In utility companies, sometimes building the business case and defining the Return on Digital Investment (RODI) is not as straightforward as other instances, as some of the KPIs are hard to measure. Indeed, achieving carbon zero impact and minimising the operational costs and social disruptions when a pipe bursts in the middle of a town, and calculating the ‘true cost’ of supply chains, are hard KPIs to define. In addition, CFOs and other budget holders within organisations are hardwired to divert organisational funding to projects that can be clearly measured.

Through our work with leaders in the utility sector, we see that those who extract the maximum impact from IoT technologies tend to be companies with a clearly defined strategy and vision. The right mix of talent and technical capabilities to deliver on their aspirations is crucial, while willingness to invest in data analytics is also fundamental.

How does the UK compare to other countries in terms of uptake of IoT technology?

The UK as a whole is a little behind the likes of Germany, the Netherlands and other central European countries when it comes to IoT adoption, but is catching up fast. This is largely due to two factors: innovation budgets in these countries tend to be larger, and they are really good at spinning out innovative technology and start-ups from industrial companies themselves.

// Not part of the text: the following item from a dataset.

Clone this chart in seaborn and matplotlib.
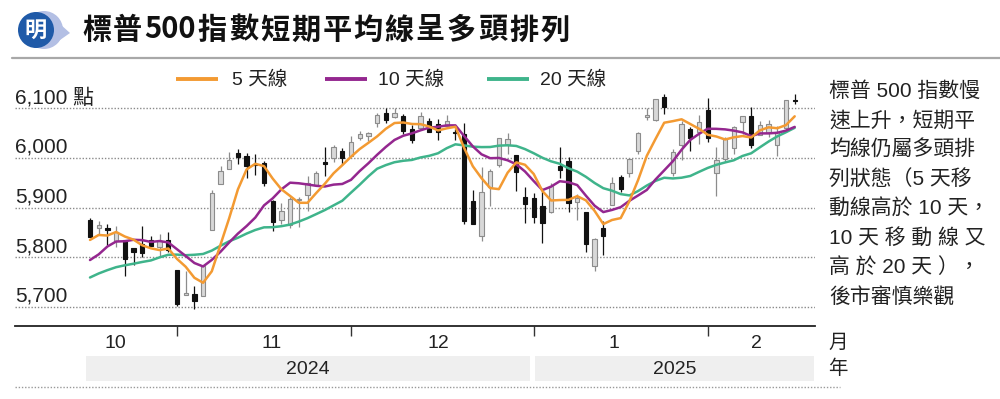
import matplotlib
matplotlib.use("Agg")
import matplotlib.pyplot as plt
from matplotlib.lines import Line2D
from matplotlib.patches import Rectangle, Ellipse, Polygon
from matplotlib.transforms import blended_transform_factory
import seaborn as sns
import pandas as pd

# S&P 500 daily candles, 2024-10-17 .. 2025-02-14
opens = [5875.6, 5859.4, 5857.8, 5832.7, 5834.5, 5817.8, 5826.8, 5833.9, 5819.7, 5833.9,
         5775.3, 5723.2, 5725.2, 5722.4, 5855.2, 5947.2, 5976.8, 6008.9, 6003.6, 5985.8,
         5989.6, 5912.8, 5874.2, 5864.0, 5914.9, 5924.6, 5944.4, 5992.3, 6000.0, 6014.1,
         6004.0, 6040.1, 6043.0, 6069.4, 6089.8, 6081.4, 6083.0, 6057.6, 6060.2, 6074.3,
         6068.2, 6063.8, 6052.6, 6047.7, 5912.7, 5842.0, 5940.3, 5984.7, 6025.0, 6006.2,
         5920.7, 5919.7, 5903.3, 5891.1, 5982.8, 5993.3, 5910.7, 5890.7, 5782.3, 5859.1,
         5905.2, 5961.9, 5969.2, 6014.1, 6081.4, 6076.3, 6121.4, 5969.0, 6026.0, 6057.7,
         6050.8, 6096.8, 5969.7, 5998.1, 6020.5, 6072.2, 6083.1, 6046.4, 6049.3, 6025.1,
         6060.6, 6115.5]
highs = [5878.5, 5872.2, 5866.9, 5863.0, 5834.9, 5817.8, 5862.8, 5842.9, 5847.2, 5850.9,
         5775.3, 5772.5, 5741.4, 5783.4, 5936.1, 5983.8, 6012.5, 6017.3, 6009.9, 6008.2,
         5993.9, 5915.0, 5908.1, 5920.5, 5920.7, 5963.4, 5972.9, 6020.8, 6025.4, 6020.2,
         6044.2, 6053.6, 6052.7, 6089.8, 6100.0, 6100.0, 6088.5, 6065.4, 6092.6, 6079.7,
         6078.6, 6085.2, 6057.7, 6070.7, 5935.5, 5982.1, 5978.3, 6040.1, 6049.8, 6006.2,
         5940.8, 5929.7, 5935.1, 5949.3, 6021.0, 6000.7, 5927.9, 5890.7, 5838.8, 5871.9,
         5960.6, 5964.7, 5999.3, 6051.5, 6100.8, 6118.7, 6128.2, 6017.2, 6074.5, 6062.8,
         6086.6, 6120.9, 6022.1, 6042.5, 6062.9, 6084.0, 6101.3, 6073.4, 6076.3, 6063.0,
         6116.9, 6127.5]
lows = [5840.2, 5846.1, 5824.8, 5821.2, 5762.4, 5784.9, 5800.0, 5823.1, 5802.2, 5811.3,
        5702.9, 5723.2, 5696.5, 5722.1, 5855.2, 5947.2, 5976.8, 5986.7, 5960.1, 5965.9,
        5944.0, 5853.0, 5866.0, 5858.8, 5860.8, 5892.2, 5944.4, 5963.9, 5992.3, 5984.9,
        6004.0, 6035.3, 6033.4, 6061.1, 6070.7, 6080.0, 6048.6, 6029.9, 6060.2, 6051.3,
        6035.8, 6059.1, 6035.2, 5867.8, 5866.1, 5832.3, 5902.6, 5981.4, 6007.4, 5933.0,
        5869.2, 5868.9, 5829.5, 5888.7, 5960.0, 5890.7, 5874.8, 5809.9, 5773.3, 5805.5,
        5905.2, 5930.8, 5962.2, 6006.9, 6076.1, 6074.7, 6088.7, 5962.9, 5994.6, 6013.0,
        6027.5, 6030.9, 5923.9, 5990.9, 6007.1, 6046.8, 6020.0, 6044.8, 6042.3, 6003.0,
        6051.0, 6107.6]
closes = [5841.5, 5864.7, 5853.9, 5851.2, 5797.4, 5809.9, 5808.1, 5823.5, 5832.9, 5813.7,
          5705.5, 5728.8, 5712.7, 5782.8, 5929.0, 5973.1, 5995.5, 6001.4, 5984.0, 5985.4,
          5949.2, 5870.6, 5893.6, 5917.0, 5917.1, 5948.7, 5969.3, 5987.4, 6021.6, 5998.7,
          6032.4, 6047.2, 6049.9, 6086.5, 6075.1, 6090.3, 6052.9, 6034.9, 6084.2, 6051.3,
          6051.1, 6074.1, 6050.6, 5872.2, 5867.1, 5930.9, 5974.1, 6040.0, 6037.6, 5970.8,
          5906.9, 5881.6, 5868.6, 5942.5, 5975.4, 5909.0, 5918.3, 5827.0, 5836.2, 5842.9,
          5949.9, 5937.3, 5996.7, 6049.2, 6086.4, 6118.7, 6101.2, 6012.3, 6067.7, 6039.3,
          6071.2, 6040.5, 5994.6, 6037.9, 6061.5, 6083.6, 6026.0, 6066.4, 6068.5, 6052.0,
          6115.1, 6114.6]

# moving averages as drawn
ma5 = [5834.8, 5844.8, 5843.6, 5850.8, 5841.7, 5835.4, 5824.1, 5818.0, 5814.4, 5817.6,
       5796.7, 5780.9, 5758.7, 5748.7, 5771.8, 5825.3, 5878.6, 5936.4, 5976.6, 5987.9,
       5983.1, 5958.1, 5936.6, 5923.2, 5909.5, 5909.4, 5929.1, 5947.9, 5968.8, 5985.1,
       6001.9, 6017.5, 6030.0, 6042.9, 6058.2, 6069.8, 6070.9, 6067.9, 6067.5, 6062.7,
       6054.9, 6059.1, 6062.3, 6019.9, 5983.0, 5959.0, 5939.0, 5936.9, 5969.9, 5990.7,
       5985.9, 5967.4, 5933.1, 5914.1, 5915.0, 5915.4, 5922.8, 5914.4, 5893.2, 5866.7,
       5874.9, 5878.7, 5912.6, 5955.2, 6003.9, 6037.7, 6070.4, 6073.6, 6077.3, 6067.8,
       6058.3, 6046.2, 6042.7, 6036.7, 6041.1, 6043.6, 6040.7, 6055.1, 6061.2, 6059.3,
       6065.6, 6083.3]
ma10 = [5794.4, 5805.8, 5821.6, 5831.6, 5832.2, 5835.1, 5834.4, 5830.8, 5832.6, 5829.7,
        5816.1, 5802.5, 5788.4, 5781.5, 5794.7, 5811.0, 5829.8, 5847.5, 5862.7, 5879.8,
        5904.2, 5918.4, 5936.5, 5949.9, 5948.7, 5946.3, 5943.6, 5942.2, 5946.0, 5947.3,
        5955.6, 5973.3, 5988.9, 6005.9, 6021.7, 6035.8, 6044.2, 6049.0, 6055.2, 6060.5,
        6062.3, 6065.0, 6065.1, 6043.7, 6022.9, 6006.9, 5999.1, 5999.6, 5994.9, 5986.9,
        5972.4, 5953.2, 5935.0, 5942.0, 5952.8, 5950.7, 5945.1, 5923.8, 5903.6, 5890.8,
        5895.1, 5900.7, 5913.5, 5924.2, 5935.3, 5956.3, 5974.6, 5993.1, 6016.2, 6035.9,
        6048.0, 6058.3, 6058.1, 6057.0, 6054.5, 6051.0, 6043.5, 6048.9, 6049.0, 6050.2,
        6054.6, 6062.0]
ma20 = [5759.3, 5767.4, 5774.1, 5780.0, 5783.8, 5787.0, 5790.5, 5793.6, 5799.8, 5805.0,
        5805.3, 5804.1, 5805.0, 5806.6, 5813.4, 5823.1, 5832.1, 5839.2, 5847.6, 5854.8,
        5860.1, 5860.4, 5862.4, 5865.7, 5871.7, 5878.6, 5886.7, 5894.9, 5904.3, 5913.6,
        5929.9, 5945.8, 5962.7, 5977.9, 5985.2, 5991.0, 5993.9, 5995.6, 6000.6, 6003.9,
        6009.0, 6019.2, 6027.0, 6024.8, 6022.3, 6021.4, 6021.6, 6024.3, 6025.1, 6023.7,
        6017.4, 6009.1, 6000.0, 5992.8, 5987.9, 5978.8, 5972.1, 5961.7, 5949.3, 5938.8,
        5933.8, 5926.9, 5924.3, 5933.1, 5944.1, 5953.5, 5959.8, 5958.4, 5959.9, 5963.4,
        5971.6, 5979.5, 5985.8, 5990.6, 5994.9, 6003.6, 6009.0, 6021.0, 6032.6, 6043.0,
        6051.3, 6060.2]

ma_names = ['5 天線', '10 天線', '20 天線']
ma_colors = ['#F39A32', '#94278F', '#3FB48B']

y_values = [6100, 6000, 5900, 5800, 5700]
y_labels = ['6,100 點', '6,000', '5,900', '5,800', '5,700']

month_end_idx = [10, 30, 51, 71]          # last trading day of Oct, Nov, Dec, Jan
month_labels = ['10', '11', '12', '1', '2']
year_labels = ['2024', '2025']

title = ['標', '普', '500', '指', '數', '短', '期', '平', '均', '線', '呈', '多', '頭', '排', '列']
note_lines = ['標普 500 指數慢', '速上升，短期平', '均線仍屬多頭排', '列狀態（5 天移',
              '動線高於 10 天，', '10 天 移 動 線 又', '高 於 20 天 ），', '後市審慎樂觀']

# ---------------------------------------------------------------------------
sns.set_theme(style="white")
plt.rcParams['font.family'] = ['Liberation Sans', 'Noto Sans CJK TC', 'DejaVu Sans']

W, H = 1000, 399
fig = plt.figure(figsize=(W / 100, H / 100), dpi=100)
fig.patch.set_facecolor('white')


def fx(x):
    return x / W


def fy(y):
    return 1 - y / H


# plot area in reference pixels
X0, X1, YTOP, YBOT = 15, 815, 88, 326
FIRST_PX, STEP_PX = 90, 8.7
Y6100, Y5700 = 108, 307
per_px = 400 / (Y5700 - Y6100)

ax = fig.add_axes([fx(X0), fy(YBOT), (X1 - X0) / W, (YBOT - YTOP) / H])
ax.set_xlim((X0 - FIRST_PX) / STEP_PX, (X1 - FIRST_PX) / STEP_PX)
ax.set_ylim(5700 - (YBOT - Y5700) * per_px, 6100 + (Y6100 - YTOP) * per_px)
ax.set_facecolor('none')

for v in y_values:
    ax.axhline(v, color='#8a8a8a', lw=1.0, ls=(0, (1, 1.3)), zorder=1)

# candles
df = pd.DataFrame({'open': opens, 'high': highs, 'low': lows, 'close': closes})
df['idx'] = range(len(df))
df['up'] = df['close'] >= df['open']
up = df[df['up']]
dn = df[~df['up']]
ax.vlines(up['idx'], up['low'], up['high'], color='#8c8c8c', lw=0.9, zorder=2)
ax.vlines(dn['idx'], dn['low'], dn['high'], color='#111111', lw=0.9, zorder=2)
for part, fill, edge in [(up, '#d8d8d8', '#8c8c8c'), (dn, '#111111', '#111111')]:
    height = (part['close'] - part['open']).abs().clip(lower=1.5)
    bottom = part[['open', 'close']].min(axis=1)
    ax.bar(part['idx'], height, bottom=bottom, width=0.5, color=fill,
           edgecolor=edge, linewidth=0.8, zorder=3)

# moving averages
ma = pd.DataFrame({'idx': range(len(ma5)), ma_names[0]: ma5, ma_names[1]: ma10, ma_names[2]: ma20})
ma_long = ma.melt(id_vars='idx', var_name='line', value_name='value')
sns.lineplot(data=ma_long, x='idx', y='value', hue='line', hue_order=ma_names[::-1],
             palette=dict(zip(ma_names, ma_colors)), lw=1.8, legend=False, ax=ax, zorder=4)

for s in ['top', 'left', 'right']:
    ax.spines[s].set_visible(False)
ax.spines['bottom'].set_color('#222222')
ax.spines['bottom'].set_linewidth(1.3)
ax.set_xticks(month_end_idx)
ax.set_yticks([])
ax.tick_params(axis='x', bottom=True, direction='out', length=7, width=1,
               color='#333333', labelbottom=False)
ax.set_xlabel('')
ax.set_ylabel('')

trans = blended_transform_factory(ax.transAxes, ax.transData)
for v, lab in zip(y_values, y_labels):
    ax.text(0, v + 5 * per_px, lab, transform=trans, ha='left', va='baseline',
            fontsize=15, color='#222222', clip_on=False)

# legend
leg_x = [(176, 218, 232), (325, 367, 378), (487, 529, 540)]
for (a, b, t), name, col in zip(leg_x, ma_names, ma_colors):
    fig.add_artist(Line2D([fx(a), fx(b)], [fy(79), fy(79)], color=col, lw=2.8,
                          solid_capstyle='butt'))
    fig.text(fx(t), fy(80), name, fontsize=14, va='center', ha='left', color='#222222')

# side note
for i, line in enumerate(note_lines):
    fig.text(fx(829), fy(91 + i * 29.4), line, fontsize=15, va='center', ha='left',
             color='#222222')

# month / year rows
narrow = ['Liberation Sans Narrow', 'Liberation Sans', 'Noto Sans CJK TC']
for px, lab in zip([115, 272, 438, 614, 756], month_labels):
    fig.text(fx(px), fy(343), lab, fontsize=14, ha='center', va='center',
             family=narrow, color='#222222')
fig.text(fx(838), fy(343), '月', fontsize=14, ha='center', va='center', color='#222222')
for (a, b), lab in zip([(86, 530), (535, 814)], year_labels):
    fig.add_artist(Rectangle((fx(a), fy(381)), (b - a) / W, 25 / H,
                             transform=fig.transFigure, color='#efefef', lw=0, zorder=0))
    fig.text(fx((a + b) / 2), fy(369), lab, fontsize=14, ha='center',
             va='center', family=narrow, color='#222222')
fig.text(fx(838), fy(369), '年', fontsize=14, ha='center', va='center', color='#222222')
fig.add_artist(Line2D([fx(15), fx(840)], [fy(387), fy(387)], color='#999999', lw=1.0,
                      ls=(0, (1, 1.3))))

# header
fig.add_artist(Line2D([fx(12), fx(1000)], [fy(57.5), fy(57.5)], color='#a8a8a8', lw=1.6))


def disc(cx, cy, r, color):
    fig.add_artist(Ellipse((fx(cx), fy(cy)), 2 * r / W, 2 * r / H,
                           transform=fig.transFigure, color=color, lw=0))


disc(44, 30, 19, '#b3bfe4')
fig.add_artist(Polygon([(fx(50), fy(15)), (fx(70), fy(33)), (fx(50), fy(47))],
                       closed=True, transform=fig.transFigure, color='#b3bfe4', lw=0))
disc(36, 30, 18, '#1f5aa8')
fig.text(fx(36), fy(30), '明', fontsize=16, fontweight='bold', color='white',
         ha='center', va='center', family=['Noto Sans CJK TC'])

renderer = fig.canvas.get_renderer()
x = 82
for tok in title:
    t = fig.text(fx(x), fy(29.5), tok, fontsize=21, fontweight='bold', ha='left',
                 va='center', color='#111111', family=['Noto Sans CJK TC'])
    x += t.get_window_extent(renderer).width + 2

fig.savefig('out.png', dpi=100)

Excitingly, the UK is making great strides in IoT adoption across a number of industries, including traditional manufacturing, utilities and agriculture. This was driven in part by the pandemic; with large numbers of the workforce needing to work from home, the need for live data and remote operations grew rapidly. IoT came to the fore as a result.

Once businesses make the decision to invest, do they find it difficult to navigate the different suppliers – for hardware, sensors, software, communication protocols?

This can certainly be a challenge for organisations after they have made the decision to invest in IoT. There are so many suppliers, technology types and sensors out there that it can be difficult to choose the correct components for your desired solution and outcome.

This is where organisations like Digital Catapult can support: teams of technologists, product managers and innovation specialists can work collaboratively with organisations’ internal stakeholders to understand the challenge, requirements and technical landscape to advise on the best solution. Part of our offering involves supporting roll-out and pilots to monitor effectiveness of trials and advise on how to deploy at scale in a sustainable way.

What is the number one change or reform or mindset shift that would help boost adoption of IoT in industry do you think?

Understanding that new business models are enabled by data. In order to drive innovation within your business and for your end customers, live, actionable data is essential. This will help your organisation to create new programmes, services and offerings that address customer needs. And that’s where IoT comes in.